#### [WHAT THE TASK REQUIRES]
From the records below, print only the part that opens with the line containing "Generate a web" and closes with the line containing "0.6, 0.7, 0.8];"; omit the pictures.

[Dataset records]
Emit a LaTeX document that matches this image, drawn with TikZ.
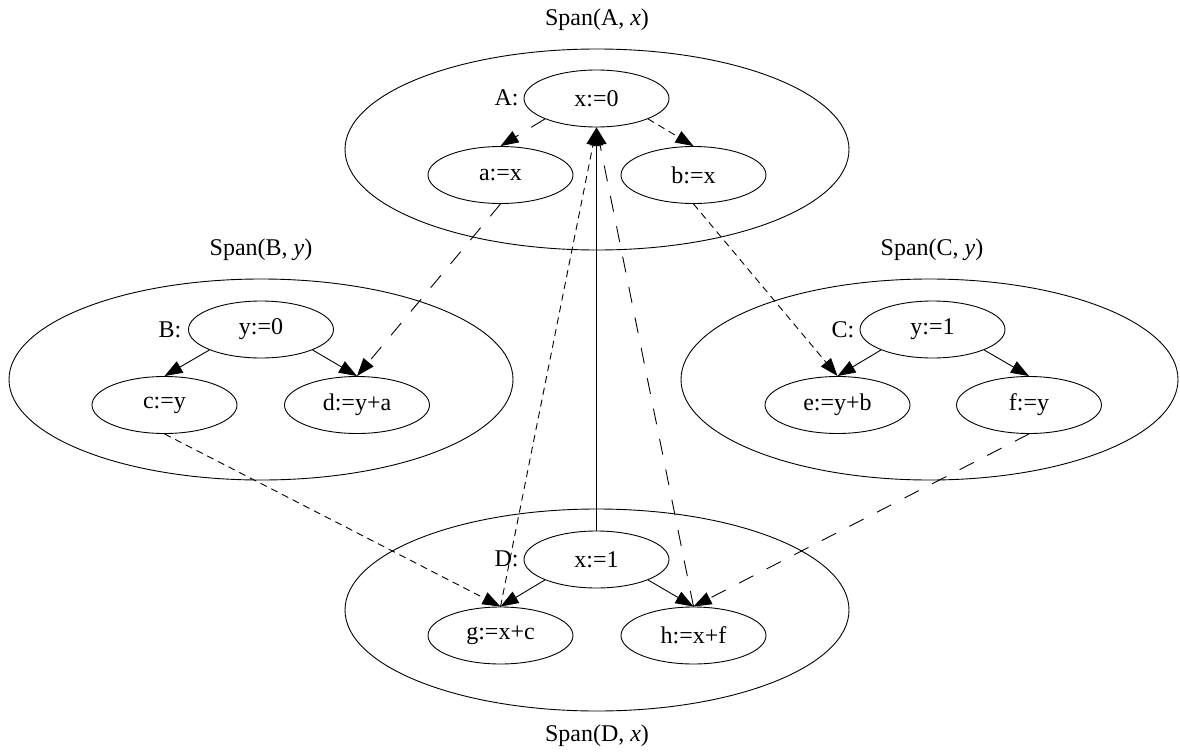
\documentclass[tikz,border=0pt]{standalone}
\usepackage{fontspec}
\setmainfont{Liberation Serif}
\usetikzlibrary{shapes.geometric,arrows.meta}

\tikzset{
  stmt/.style={draw, ellipse, minimum width=145pt, minimum height=57pt, inner sep=0pt},
  span/.style={draw, ellipse, inner sep=0pt},
  lbl/.style={inner sep=0pt},
  edge/.style={-{Triangle[length=18pt,width=13pt]}},
  shortdash/.style={edge, dash pattern=on 7pt off 5pt},
  longdash/.style={edge, dash pattern=on 16pt off 15pt},
}

\begin{document}
\begin{tikzpicture}[x=1pt, y=-1pt, line width=0.9pt, font=\fontsize{24}{28}\selectfont]
\useasboundingbox (0,0) rectangle (1180,752);

% span regions
\node[span, minimum width=504pt, minimum height=201pt] (spA) at (597,149.5) {};
\node[span, minimum width=504pt, minimum height=201pt] (spB) at (261,379.5) {};
\node[span, minimum width=497pt, minimum height=201pt] (spC) at (929.5,379.5) {};
\node[span, minimum width=504pt, minimum height=202pt] (spD) at (597,610) {};

\node[lbl] (tA) at (597,20) {Span(A, \textit{x})};
\node[lbl] (tB) at (261,250) {Span(B, \textit{y})};
\node[lbl] (tC) at (932,250) {Span(C, \textit{y})};
\node[lbl] (tD) at (597,736) {Span(D, \textit{x})};

% statements
\node[stmt] (A0) at (596.5,98.5) {x:=0};
\node[stmt] (a)  at (500.5,175) {a:=x};
\node[stmt] (b)  at (693.5,175) {b:=x};

\node[stmt] (B0) at (261,329.5) {y:=0};
\node[stmt] (c)  at (164.5,405) {c:=y};
\node[stmt] (d)  at (357,405) {d:=y+a};

\node[stmt] (C0) at (932.5,329.5) {y:=1};
\node[stmt] (e)  at (837.5,405) {e:=y+b};
\node[stmt] (f)  at (1029,405) {f:=y};

\node[stmt] (D0) at (596.5,559.5) {x:=1};
\node[stmt] (g)  at (500.5,635.5) {g:=x+c};
\node[stmt] (h)  at (693.5,635.5) {h:=x+f};

% block names
\node[lbl] (nA) at (506.5,98) {A:};
\node[lbl] (nB) at (170,330) {B:};
\node[lbl] (nC) at (843,330) {C:};
\node[lbl] (nD) at (506.5,559) {D:};

% dependencies inside each span
\draw[longdash]  (A0.south west) -- (a.north);
\draw[shortdash] (A0.south east) -- (b.north);
\draw[edge] (B0.south west) -- (c.north);
\draw[edge] (B0.south east) -- (d.north);
\draw[edge] (C0.south west) -- (e.north);
\draw[edge] (C0.south east) -- (f.north);
\draw[edge] (D0.south west) -- (g.north);
\draw[edge] (D0.south east) -- (h.north);

% dependencies between spans
\draw[longdash]  (a.south) -- (d.north);
\draw[shortdash] (b.south) -- (e.north);
\draw[shortdash] (c.south) -- (g.north);
\draw[longdash]  (f.south) -- (h.north);
\draw[shortdash] (g.north) -- (A0.south);
\draw[longdash]  (h.north) -- (A0.south);
\draw[edge] (D0.north) -- (A0.south);
\end{tikzpicture}
\end{document}
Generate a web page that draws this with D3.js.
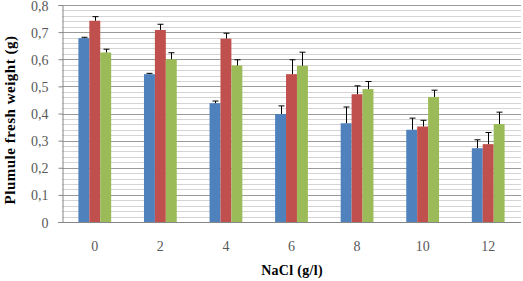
<!DOCTYPE html>
<html>
<head>
<meta charset="utf-8">
<script src="https://cdn.jsdelivr.net/npm/d3@7"></script>
<style>
  body { margin: 0; background: #fff; }
  text { font-family: "Times New Roman", "Liberation Serif", serif; }
</style>
</head>
<body>
<script>
// NaCl concentrations (g/l)
const categories = ["0", "2", "4", "6", "8", "10", "12"];
const seriesA = [0.678, 0.545, 0.438, 0.398, 0.364, 0.340, 0.272];
const seriesB = [0.742, 0.708, 0.676, 0.545, 0.471, 0.352, 0.287];
const seriesC = [0.625, 0.600, 0.577, 0.576, 0.490, 0.461, 0.361];
const errA = [0.003, 0.003, 0.008, 0.030, 0.060, 0.043, 0.031];
const errB = [0.015, 0.021, 0.020, 0.053, 0.031, 0.023, 0.043];
const errC = [0.012, 0.024, 0.021, 0.050, 0.028, 0.025, 0.044];
const yTicks = [0, 0.1, 0.2, 0.3, 0.4, 0.5, 0.6, 0.7, 0.8];

const w = 523, h = 281;
const padL = 62, padR = 521, padT = 5, padB = 222;
const colors = ["#4f81bd", "#c0504d", "#9bbb59"];

const series = [seriesA, seriesB, seriesC];
const errs = [errA, errB, errC];

const svg = d3.select("body").append("svg")
  .attr("width", w)
  .attr("height", h);

const x = d3.scaleBand()
  .domain(categories)
  .range([padL, padR])
  .paddingInner(0.5)
  .paddingOuter(0.25);

const xSub = d3.scaleBand()
  .domain([0, 1, 2])
  .range([0, x.bandwidth()]);

const y = d3.scaleLinear()
  .domain([0, 0.8])
  .range([padB, padT]);

// minor gridlines every 0.02
const minor = d3.range(0, 0.8001, 0.02).filter(v => Math.round(v * 50) % 5 !== 0);
svg.append("g").selectAll("line")
  .data(minor)
  .enter()
  .append("line")
  .attr("x1", padL).attr("x2", padR)
  .attr("y1", d => Math.round(y(d)) + 0.5)
  .attr("y2", d => Math.round(y(d)) + 0.5)
  .attr("stroke", "#d4d4d4");

// major gridlines
svg.append("g").selectAll("line")
  .data(yTicks.slice(1))
  .enter()
  .append("line")
  .attr("x1", padL).attr("x2", padR)
  .attr("y1", d => Math.round(y(d)) + 0.5)
  .attr("y2", d => Math.round(y(d)) + 0.5)
  .attr("stroke", "#9a9a9a");

// bars
series.forEach((s, i) => {
  svg.append("g").selectAll("rect")
    .data(s)
    .enter()
    .append("rect")
    .attr("x", (d, j) => x(categories[j]) + xSub(i))
    .attr("y", d => y(d))
    .attr("width", xSub.bandwidth())
    .attr("height", d => y(0) - y(d))
    .attr("fill", colors[i]);

  // error bars (upper only)
  const eb = svg.append("g").attr("stroke", "#000").attr("stroke-width", 1);
  s.forEach((d, j) => {
    const cx = Math.round(x(categories[j]) + xSub(i) + xSub.bandwidth() / 2) + 0.5;
    eb.append("line")
      .attr("x1", cx).attr("x2", cx)
      .attr("y1", y(d)).attr("y2", y(d + errs[i][j]));
    eb.append("line")
      .attr("x1", cx - 3).attr("x2", cx + 3)
      .attr("y1", y(d + errs[i][j])).attr("y2", y(d + errs[i][j]));
  });
});

// axes
const yAxis = d3.axisLeft(y)
  .tickValues(yTicks)
  .tickSize(4)
  .tickFormat(d => d === 0 ? "0" : d3.format(".1f")(d).replace(".", ","));

const gy = svg.append("g")
  .attr("transform", "translate(" + (padL + 0.5) + ",0)")
  .call(yAxis);
gy.select(".domain").attr("stroke", "#868686");
gy.selectAll(".tick line").attr("stroke", "#868686");
gy.selectAll(".tick text")
  .attr("x", -14)
  .attr("dy", "0.36em")
  .attr("font-size", 14)
  .attr("fill", "#595959");

const xAxis = d3.axisBottom(x).tickSize(0);
const gx = svg.append("g")
  .attr("transform", "translate(0," + (padB + 0.5) + ")")
  .call(xAxis);
gx.select(".domain").attr("d", "M" + (padL - 4) + ",0H" + padR).attr("stroke", "#868686");
gx.selectAll(".tick text")
  .attr("dy", 0)
  .attr("y", 28)
  .attr("font-size", 14)
  .attr("fill", "#595959");

// axis titles
svg.append("text")
  .attr("x", 292)
  .attr("y", 275)
  .attr("text-anchor", "middle")
  .attr("font-size", 14)
  .attr("font-weight", "bold")
  .attr("letter-spacing", 0.3)
  .text("NaCl (g/l)");

svg.append("text")
  .attr("transform", "translate(15,120) rotate(-90)")
  .attr("text-anchor", "middle")
  .attr("font-size", 15)
  .attr("font-weight", "bold")
  .attr("letter-spacing", 0.5)
  .text("Plumule fresh weight (g)");
</script>
</body>
</html>
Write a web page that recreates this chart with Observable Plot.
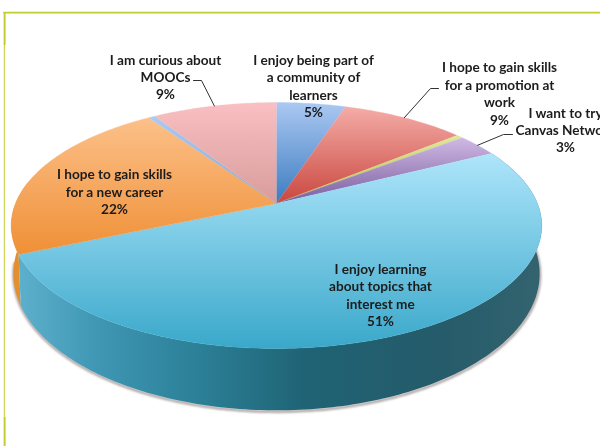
<!DOCTYPE html>
<html><head><meta charset="utf-8">
<style>html,body{margin:0;padding:0;background:#fff;overflow:hidden}svg{display:block}</style>
<script src="https://cdn.jsdelivr.net/npm/d3@7"></script>
<script src="https://cdn.jsdelivr.net/npm/@observablehq/plot@0.6"></script>
</head><body><div id="chart"></div>
<script>
const sliceNames = ["community","promotion","other1","canvas","interest","career","other2","curious"];
const sliceValues = [5, 9, 0.5, 3, 51, 22, 0.5, 9];
const topColors = ["#abc8f2","#f5aca7","#dfe79a","#cfb9e3","#aee5fb","#fcc089","#aecbf0","#f9bfc2"];
const bottomColors = ["#3b7cc0","#c9473f","#b7c24f","#7a5da0","#3aa8ca","#ef9036","#7fa6d8","#d89c9b"];

const labelTexts = [
  "I am curious about\nMOOCs\n9%",
  "I enjoy being part of\na community of\nlearners\n5%",
  "I hope to gain skills\nfor a promotion at\nwork\n9%",
  "I want to try\nCanvas Network\n3%",
  "I hope to gain skills\nfor a new career\n22%",
  "I enjoy learning\nabout topics that\ninterest me\n51%"
];
const labelX = [165, 313, 499, 565, 114, 380];
const labelY = [76, 85, 92.5, 129, 190.5, 294];

// leader lines: label side elbow, and the slice whose rim midpoint they reach
const leaderSlices = ["curious","promotion","canvas"];
const leaderStartX = [193, 438, 512];
const leaderElbowX = [201, 430, 503];
const leaderY = [80, 88, 134];

// perspective model of the disc
const cx = 276, cy = 203, R = 261, persp = 0.179, tilt = 82.7, depth = 46;
const total = d3.sum(sliceValues);
const denom = v => persp * v + 1;
const topPt = t => {
  const a = t * 2 * Math.PI, u = Math.sin(a), v = Math.cos(a);
  return {x: cx + R * u / denom(v), y: (cy - tilt * v) / denom(v)};
};
const botPt = t => {
  const a = t * 2 * Math.PI, u = Math.sin(a), v = Math.cos(a), d = denom(v);
  return {x: cx + R * 0.992 * u / d, y: (cy - tilt * v) / d + depth / Math.pow(d, 1.5)};
};
const sampleT = (t0, t1) => {
  const n = Math.max(2, Math.ceil((t1 - t0) * 360));
  return d3.range(n + 1).map(i => t0 + (t1 - t0) * i / n);
};
const cum = d3.cumsum(sliceValues).map(c => c / total);
const start = i => i ? cum[i - 1] : 0;
const ring = (i) => [{x: cx, y: cy}, ...sampleT(start(i), cum[i]).map(topPt)];
const wall = (t0, t1) => {
  const ts = sampleT(t0, t1);
  return [...ts.map(topPt), ...ts.slice().reverse().map(botPt)];
};
const idx = n => sliceNames.indexOf(n);

const defs = () => {
  const g = d3.create("svg:g");
  const d = g.append("defs");
  sliceNames.forEach((n, i) => {
    const lg = d.append("linearGradient").attr("id", "top-" + n).attr("x1", 0).attr("x2", 0).attr("y1", 0).attr("y2", 1);
    lg.append("stop").attr("offset", 0).attr("stop-color", topColors[i]);
    lg.append("stop").attr("offset", 1).attr("stop-color", bottomColors[i]);
  });
  const w = d.append("linearGradient").attr("id", "wall-blue");
  [[0,"#5db0cc"],[0.15,"#3f97b4"],[0.35,"#2b7f96"],[0.55,"#1f6374"],[0.8,"#255b6a"],[1,"#33636f"]].forEach(([o,c]) =>
    w.append("stop").attr("offset", o).attr("stop-color", c));
  return g.node();
};

const iBlue = idx("interest"), iOrange = idx("career");
const fullFront = [...sampleT(0.17, 0.735).map(botPt)];

const chart = Plot.plot({
  width: 600, height: 446, margin: 0,
  x: {domain: [0, 600], range: [0, 600], axis: null},
  y: {domain: [0, 446], range: [0, 446], axis: null},
  marks: [
    defs,
    // drop shadow below the wall
    Plot.line(fullFront, {x: d => d.x + 0.3, y: d => d.y + 1.3, stroke: "#a89e9e", strokeWidth: 2.5, imageFilter: "blur(1.2px)"}),
    // walls
    Plot.line(wall(start(iOrange), 0.78), {x: "x", y: "y", fill: "#e38f30"}),
    Plot.line(wall(start(iBlue), cum[iBlue]), {x: "x", y: "y", fill: "url(#wall-blue)"}),
    // top face
    ...sliceNames.map((n, i) =>
      Plot.line(ring(i), {x: "x", y: "y", fill: `url(#top-${n})`, stroke: `url(#top-${n})`, strokeWidth: 0.4})),
    // leaders
    ...leaderSlices.map((n, k) => {
      const i = idx(n), p = topPt((start(i) + cum[i]) / 2);
      return Plot.line([{x: leaderStartX[k], y: leaderY[k]}, {x: leaderElbowX[k], y: leaderY[k]}, p],
        {x: "x", y: "y", stroke: "#333", strokeWidth: 1});
    }),
    // frame
    Plot.ruleY([12.2], {x1: 3.3, x2: 600, stroke: "#c2ce30", strokeWidth: 1.7}),
    Plot.ruleX([3.8], {y1: 12, y2: 446, stroke: "#c2ce30", strokeWidth: 1}),
    Plot.ruleX([4.2], {y1: 12, y2: 45, stroke: "#c2ce30", strokeWidth: 1.8}),
    Plot.ruleX([4.2], {y1: 417, y2: 446, stroke: "#c2ce30", strokeWidth: 1.8}),
    // labels
    Plot.text(labelTexts, {x: (d, i) => labelX[i], y: (d, i) => labelY[i], text: d => d,
      fontFamily: "Lato, sans-serif", fontWeight: 700, fontSize: 13.6, lineHeight: 1.28,
      fill: "#1c1c1c", textAnchor: "middle", lineAnchor: "middle", imageFilter: "blur(0.3px)"})
  ]
});
document.getElementById("chart").append(chart);
</script></body></html>
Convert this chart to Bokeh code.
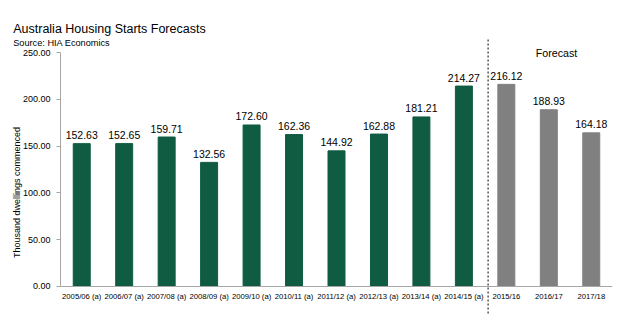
from bokeh.plotting import figure
from bokeh.models import Range1d, FixedTicker, Label, ColumnDataSource, NumeralTickFormatter
from bokeh.embed import file_html
from bokeh.resources import INLINE
from bokeh.core.properties import value
import math

categories = ["2005/06 (a)", "2006/07 (a)", "2007/08 (a)", "2008/09 (a)", "2009/10 (a)",
              "2010/11 (a)", "2011/12 (a)", "2012/13 (a)", "2013/14 (a)", "2014/15 (a)",
              "2015/16", "2016/17", "2017/18"]
starts = [152.63, 152.65, 159.71, 132.56, 172.60, 162.36, 144.92, 162.88, 181.21, 214.27,
          216.12, 188.93, 164.18]
is_forecast = [False] * 10 + [True] * 3
y_ticks = [0, 50, 100, 150, 200, 250]

GREEN = "#0F5C42"
GRAY = "#808080"
FONT = "Liberation Sans"
TXT = "#000000"
AXIS = "#a6a6a6"

PX_X = 42.46   # pixels per category
PX_Y = 0.934   # pixels per unit
Y0 = 285.7     # pixel row of zero


def dx(px):
    return (px - 60) / PX_X - 0.5


def dy(py):
    return (Y0 - py) / PX_Y


xs = list(range(len(categories)))
colors = [GRAY if f else GREEN for f in is_forecast]
labels = ["%.2f" % v for v in starts]
src = ColumnDataSource(dict(x=xs, top=starts, color=colors, label=labels))

p = figure(width=626, height=321, output_backend="svg", toolbar_location=None,
           x_range=Range1d(dx(0), len(categories) - 0.5),
           y_range=Range1d(dy(321), dy(0)),
           min_border_left=0, min_border_right=14, min_border_top=0, min_border_bottom=0)
p.outline_line_color = None
p.grid.visible = False
p.background_fill_color = "white"
p.border_fill_color = "white"

p.vbar(x="x", top="top", width=0.40, bottom=0, color="color", source=src)
p.text(x="x", y="top", text="label", source=src, text_align="center",
       text_baseline="alphabetic", y_offset=-8.5, text_font=value(FONT),
       text_font_size="10.5px", text_color=TXT)

# x axis at zero
xa = p.xaxis[0]
xa.fixed_location = 0
xa.bounds = (-0.5, len(categories) - 0.5)
xa.ticker = FixedTicker(ticks=xs)
xa.major_label_overrides = {i: c for i, c in enumerate(categories)}
xa.major_tick_line_color = None
xa.minor_tick_line_color = None
xa.major_tick_out = 0
xa.major_label_standoff = 6
xa.axis_line_color = AXIS
xa.major_label_text_font = FONT
xa.major_label_text_font_size = "7.7px"
xa.major_label_text_color = TXT

ya = p.yaxis[0]
ya.fixed_location = -0.5
ya.bounds = (0, 250)
ya.ticker = FixedTicker(ticks=y_ticks)
ya.formatter = NumeralTickFormatter(format="0.00")
ya.minor_tick_line_color = None
ya.major_tick_out = 4
ya.major_tick_in = 0
ya.major_tick_line_color = AXIS
ya.axis_line_color = AXIS
ya.major_label_standoff = 6
ya.major_label_text_font = FONT
ya.major_label_text_font_size = "9px"
ya.major_label_text_color = TXT

# divider between actuals and forecast
p.segment(x0=[9.57], y0=[dy(313)], x1=[9.57], y1=[dy(37)], line_color="black",
          line_width=1, line_dash="2 2")

p.add_layout(Label(x=11.18, y=dy(52), text="Forecast", text_align="center",
                   text_baseline="alphabetic", text_font=FONT, text_font_size="10.7px",
                   text_color=TXT))

p.add_layout(Label(x=dx(12.7), y=dy(28.5), text="Australia Housing Starts Forecasts",
                   text_align="left", text_baseline="alphabetic", text_font=FONT,
                   text_font_size="12.5px", text_color=TXT))
p.add_layout(Label(x=dx(12.7), y=dy(42.0), text="Source: HIA Economics",
                   text_align="left", text_baseline="alphabetic", text_font=FONT,
                   text_font_size="9.2px", text_color=TXT))
p.add_layout(Label(x=dx(16.5), y=dy(192), text="Thousand dwellings commenced",
                   angle=math.pi / 2, text_align="center", text_baseline="middle",
                   text_font=FONT, text_font_size="9px", text_color=TXT))

open("out.html", "w").write(file_html(p, INLINE))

#### [FINISHED ANSWER]
Generate a web page that draws this with D3.js.
<!DOCTYPE html>
<html>
<head>
<meta charset="utf-8">
<script src="https://cdn.jsdelivr.net/npm/d3@7"></script>
<style>
  body { margin: 0; background: #fff; }
  text { font-family: "Times New Roman", "Liberation Serif", serif; }
</style>
</head>
<body>
<script>
// NaCl concentrations (g/l)
const categories = ["0", "2", "4", "6", "8", "10", "12"];
const seriesA = [0.678, 0.545, 0.438, 0.398, 0.364, 0.340, 0.272];
const seriesB = [0.742, 0.708, 0.676, 0.545, 0.471, 0.352, 0.287];
const seriesC = [0.625, 0.600, 0.577, 0.576, 0.490, 0.461, 0.361];
const errA = [0.003, 0.003, 0.008, 0.030, 0.060, 0.043, 0.031];
const errB = [0.015, 0.021, 0.020, 0.053, 0.031, 0.023, 0.043];
const errC = [0.012, 0.024, 0.021, 0.050, 0.028, 0.025, 0.044];
const yTicks = [0, 0.1, 0.2, 0.3, 0.4, 0.5, 0.6, 0.7, 0.8];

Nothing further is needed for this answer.